For value prediction tasks, the default metric is RSquared, with values ranging from 0 to 1. A higher RSquared value indicates better model performance. We can also use additional metrics like absolute loss, squared loss, and RMS loss for comparison.
In binary classification problems, the default metric is accuracy, representing the proportion of correct predictions. AUC (Area Under the Curve) is another important metric, with values above 0.50 indicating acceptable models. F1 score balances precision and recall.
In multi-class classification, the default metric is Micro Accuracy, which measures overall accuracy. Macro accuracy is also important, representing average team accuracy. Higher values indicate better performance.
Consume
Finally, we are ready to use our model in our applications.

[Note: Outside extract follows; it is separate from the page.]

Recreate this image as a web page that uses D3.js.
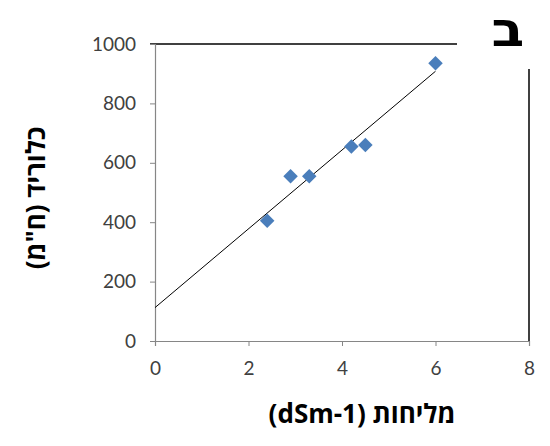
<!DOCTYPE html>
<html>
<head>
<meta charset="utf-8">
<script src="https://cdn.jsdelivr.net/npm/d3@7"></script>
<style>
  body { margin: 0; background: #fff; }
  text { font-family: "Open Sans", "DejaVu Sans", sans-serif; }
</style>
</head>
<body>
<div id="chart"></div>
<script>
// salinity (dSm-1) vs chloride
const salinity = [2.4, 2.9, 3.3, 4.2, 4.5, 6.0];
const chloride = [405, 555, 555, 655, 660, 935];
const xTicks = [0, 2, 4, 6, 8];
const yTicks = [0, 200, 400, 600, 800, 1000];

const width = 550, height = 446;
const margin = { left: 155, right: 21, top: 44, bottom: 105 };

const svg = d3.select('#chart').append('svg').attr('width', width).attr('height', height);

const x = d3.scaleLinear().domain([0, 8]).range([margin.left, width - margin.right]);
const y = d3.scaleLinear().domain([0, 1000]).range([height - margin.bottom, margin.top]);

// frame lines (black)
svg.append('line')
  .attr('x1', x(0) - 5).attr('x2', 457)
  .attr('y1', y(1000)).attr('y2', y(1000))
  .attr('stroke', '#000').attr('stroke-width', 1.5);
svg.append('line')
  .attr('x1', x(8)).attr('x2', x(8))
  .attr('y1', 69).attr('y2', y(0))
  .attr('stroke', '#000').attr('stroke-width', 1.5);

// axes
const xAxis = svg.append('g')
  .attr('transform', 'translate(0,' + y(0) + ')')
  .call(d3.axisBottom(x).tickValues(xTicks).tickFormat(d3.format('d')).tickSize(5).tickPadding(16));
const yAxis = svg.append('g')
  .attr('transform', 'translate(' + x(0) + ',0)')
  .call(d3.axisLeft(y).tickValues(yTicks).tickFormat(d3.format('d')).tickSize(5).tickPadding(14));

[xAxis, yAxis].forEach(function (a) {
  a.select('.domain').attr('stroke', '#868686').attr('stroke-width', 1.2);
  a.selectAll('.tick line').attr('stroke', '#868686');
  a.selectAll('.tick text').attr('fill', '#404040')
    .style('font-family', 'Lato, "Open Sans", sans-serif').style('font-size', '19px');
});

// linear trend line
const mx = d3.mean(salinity), my = d3.mean(chloride);
const slope = d3.sum(salinity, function (v, i) { return (v - mx) * (chloride[i] - my); }) /
  d3.sum(salinity, function (v) { return (v - mx) * (v - mx); });
const intercept = my - slope * mx;
const xEnd = d3.max(salinity);
svg.append('line')
  .attr('x1', x(0)).attr('y1', y(intercept))
  .attr('x2', x(xEnd)).attr('y2', y(intercept + slope * xEnd))
  .attr('stroke', '#000').attr('stroke-width', 1);

// markers
const diamond = d3.symbol().type(d3.symbolSquare).size(105);
svg.selectAll('.pt')
  .data(salinity)
  .enter().append('path')
  .attr('class', 'pt')
  .attr('d', diamond)
  .attr('transform', function (d, i) { return 'translate(' + x(d) + ',' + y(chloride[i]) + ') rotate(45)'; })
  .attr('fill', '#4a7ebb');

// titles
svg.append('text')
  .attr('x', 362).attr('y', 423)
  .attr('text-anchor', 'middle')
  .style('font-size', '26px').style('font-weight', 'bold')
  .attr('direction', 'rtl')
  .text('מליחות (dSm-1)');

svg.append('text')
  .attr('transform', 'translate(45,198) rotate(-90)')
  .attr('text-anchor', 'middle')
  .style('font-size', '26px').style('font-weight', 'bold')
  .attr('direction', 'rtl')
  .text('כלוריד (ח"מ)');

svg.append('text')
  .attr('transform', 'translate(508,46) scale(1.12,1)')
  .attr('text-anchor', 'middle')
  .style('font-family', '"DejaVu Sans", sans-serif')
  .style('font-size', '48px').style('font-weight', 'bold')
  .text('ב');
</script>
</body>
</html>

In this step, Model Builder offers several easy ways to start using our model:
For example, let’s add a console application to our solution with a click on Add to solution in the Console app template suggestion:
As a result, a new project is added to our solution with the sample code:
// This file was auto-generated by ML.NET Model Builder. using MLModel1_DemoConsoleApp; // Create single instance of sample data from first line of dataset for model input var sampleData = new MLModel1.ModelInput() { Duration = 480F, Credit_amount = 59510F, Age = 220F, }; Console.WriteLine("Using model to make single prediction -- " + "Comparing actual Class with predicted Class from sample data...\n\n"); Console.WriteLine($"Duration: {480F}"); Console.WriteLine($"Credit_amount: {59510F}"); Console.WriteLine($"Age: {220F}"); Console.WriteLine($"Class: {@"bad"}"); var sortedScoresWithLabel = MLModel1.PredictAllLabels(sampleData); Console.WriteLine($"{"Class",-40}{"Score",-20}"); Console.WriteLine($"{"-----",-40}{"-----",-20}"); foreach (var score in sortedScoresWithLabel) Console.WriteLine($"{score.Key,-40}{score.Value,-20}"); Console.WriteLine("=============== End of process, hit any key to finish ==============="); Console.ReadKey();
The provided code shows how easy it is to use our new ML model and gives us a good starting point for further development.
Conclusion
In this article, we explored ML.NET Model Builder for Visual Studio, a powerful tool for building machine learning models without writing a single line of manually written code.
Additionally, we learned about its capabilities, including scenario selection, training, evaluation, and model consumption.
The latest updates and plans for the ML.NET Model Builder can be found on the official GitHub page.
In conclusion, the ML.NET Model Builder is an invaluable tool for any developer looking to efficiently and effectively incorporate machine learning models into their applications.